For residential driveways and patios in Grapevine, the standard specification is 3,500 PSI concrete with a 4–5-inch slump. For foundation-bearing applications and any work requiring PE engineering — which includes all new foundations under Grapevine’s building code — higher PSI specifications of 4,000 PSI or above are typical.
Does “Cement Work” or “Cement Contractor” Mean Anything Different?
In practice, when a homeowner says “cement contractor” or “cement driveway,” they mean a concrete contractor installing a concrete driveway. The terminology confusion is so widespread that most concrete contractors understand both terms. But when you’re reviewing quotes or contracts, look for specific concrete specifications — PSI strength, water-to-cement ratio, base preparation depth — rather than just the word “concrete.”
A quote that specifies “3,500 PSI concrete with 4” compacted gravel base and #4 rebar on 18” centers” tells you much more about the quality of the installation than one that simply says “concrete driveway installation.”
What's in Your Grapevine Concrete Quote?
We provide detailed written quotes with full mix specifications, base prep depth, and rebar schedule. Call (888) 376-0955.
What About Fiber-Reinforced Concrete?
An increasingly common option for residential concrete in the DFW area is fiber-reinforced concrete — standard Portland cement concrete with polypropylene or steel fibers added to the mix. These fibers don’t replace rebar but provide micro-reinforcement that reduces surface cracking and plastic shrinkage cracking during curing.
For Grapevine projects where temperature during the pour is a concern — summer installations where rapid moisture loss is likely — fiber-reinforced concrete provides an added margin against surface cracking. It’s the same cost range as standard concrete in most cases.
Concrete vs. Other Common Paving Materials
Asphalt: Uses bitumen (petroleum-based) as the binder instead of cement. Asphalt is more flexible but softer, requiring periodic sealing and eventual overlay. Concrete is harder, longer-lasting, and doesn’t require the same maintenance cycle — see our concrete vs. asphalt driveway comparison for the full breakdown.

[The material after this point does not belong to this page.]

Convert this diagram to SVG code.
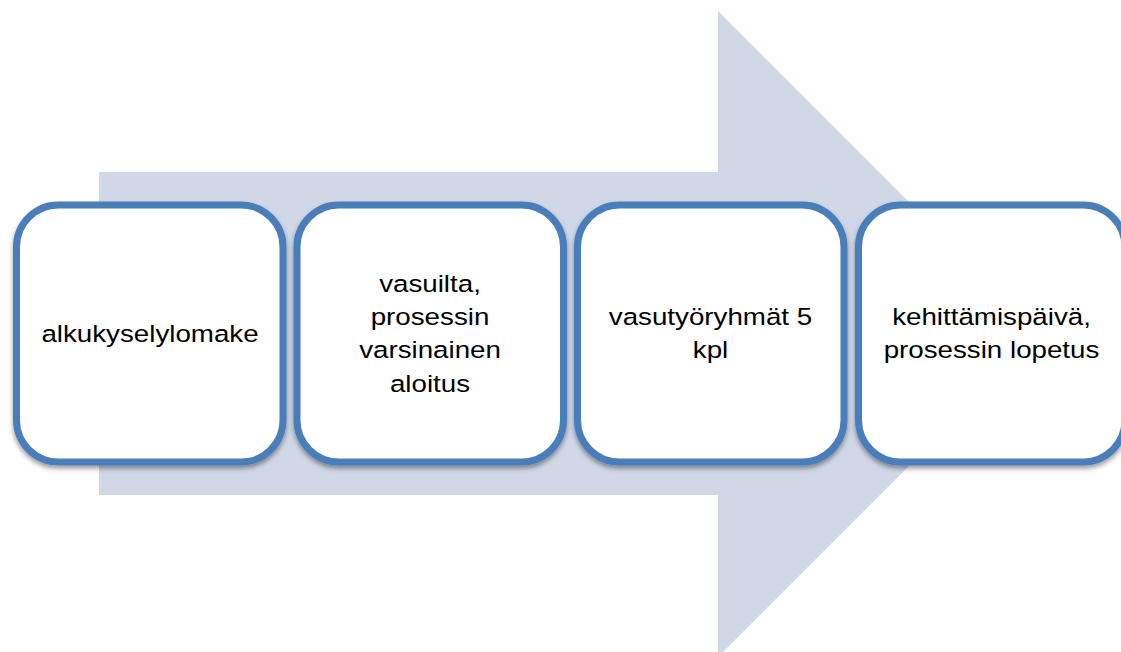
<svg xmlns="http://www.w3.org/2000/svg" width="1121" height="652" viewBox="0 0 1121 652">
<defs>
<filter id="sh" x="-10%" y="-10%" width="120%" height="125%">
<feDropShadow dx="0" dy="3" stdDeviation="2.5" flood-color="#000" flood-opacity="0.4"/>
</filter>
<style>
.box{fill:#fff;stroke:#4a7ebb;stroke-width:7;filter:url(#sh)}
.t{font-family:"Liberation Sans",Arial,sans-serif;font-size:23.5px;fill:#000;text-anchor:middle}
</style>
</defs>
<rect width="1121" height="652" fill="#fff"/>
<g id="arrow">
<polygon points="99,172 718,172 718,11 1041,334 718,657 718,495 99,495" fill="#d0d8e8"/>
</g>
<g id="connectors"/>
<g id="node1">
<rect class="box" x="16.5" y="205" width="266.5" height="257" rx="42"/>
<text class="t" transform="translate(150,341.7) scale(1.18,1)">alkukyselylomake</text>
</g>
<g id="node2">
<rect class="box" x="297" y="205" width="266.5" height="257" rx="42"/>
<g transform="translate(430,0)">
<text class="t" transform="translate(0,291.7) scale(1.18,1)">vasuilta,</text>
<text class="t" transform="translate(0,325) scale(1.18,1)">prosessin</text>
<text class="t" transform="translate(0,358.3) scale(1.18,1)">varsinainen</text>
<text class="t" transform="translate(0,391.7) scale(1.18,1)">aloitus</text>
</g>
</g>
<g id="node3">
<rect class="box" x="577.5" y="205" width="266.5" height="257" rx="42"/>
<text class="t" transform="translate(710.5,325) scale(1.18,1)">vasutyöryhmät 5</text>
<text class="t" transform="translate(710.5,358.3) scale(1.18,1)">kpl</text>
</g>
<g id="node4">
<rect class="box" x="858.5" y="205" width="266.5" height="257" rx="42"/>
<text class="t" transform="translate(991.5,325) scale(1.18,1)">kehittämispäivä,</text>
<text class="t" transform="translate(991.5,358.3) scale(1.18,1)">prosessin lopetus</text>
</g>
</svg>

Pavers: Individual units of concrete or natural stone set in sand or mortar. Pavers are more forgiving of minor soil movement because they can shift individually without cracking. They’re more expensive per square foot than poured concrete and require periodic sand joint maintenance.
Gravel: No binder, no curing — just compacted aggregate. Much lower cost and good drainage but no structural strength for vehicle loads.
For most Grapevine driveways, patios, and slabs, poured concrete is the best combination of cost, durability, and structural performance given the local soil conditions.
Frequently Asked Questions
When someone says “cement floor,” what do they mean in practice?
They typically mean a polished or sealed concrete floor — the kind seen in modern commercial spaces and increasingly in residential interiors. The finish work is done on concrete, not raw cement paste. The terms are used interchangeably in home improvement contexts even when technically imprecise.
Does the brand of Portland cement matter for my Grapevine project?
Not materially for standard residential applications. Portland cement is a commodity product produced to ASTM C150 standards — the type (Type I/II is most common for residential) matters more than the brand. Your contractor should specify the type of cement in the mix design.
Why does concrete crack if it’s so strong?
Concrete is extremely strong in compression (resisting weight pushing down) but relatively weak in tension (resisting forces pulling it apart). Grapevine’s clay soil movements pull and push the slab from below — that’s why rebar and proper base preparation are the primary crack-prevention tools, not just higher cement content.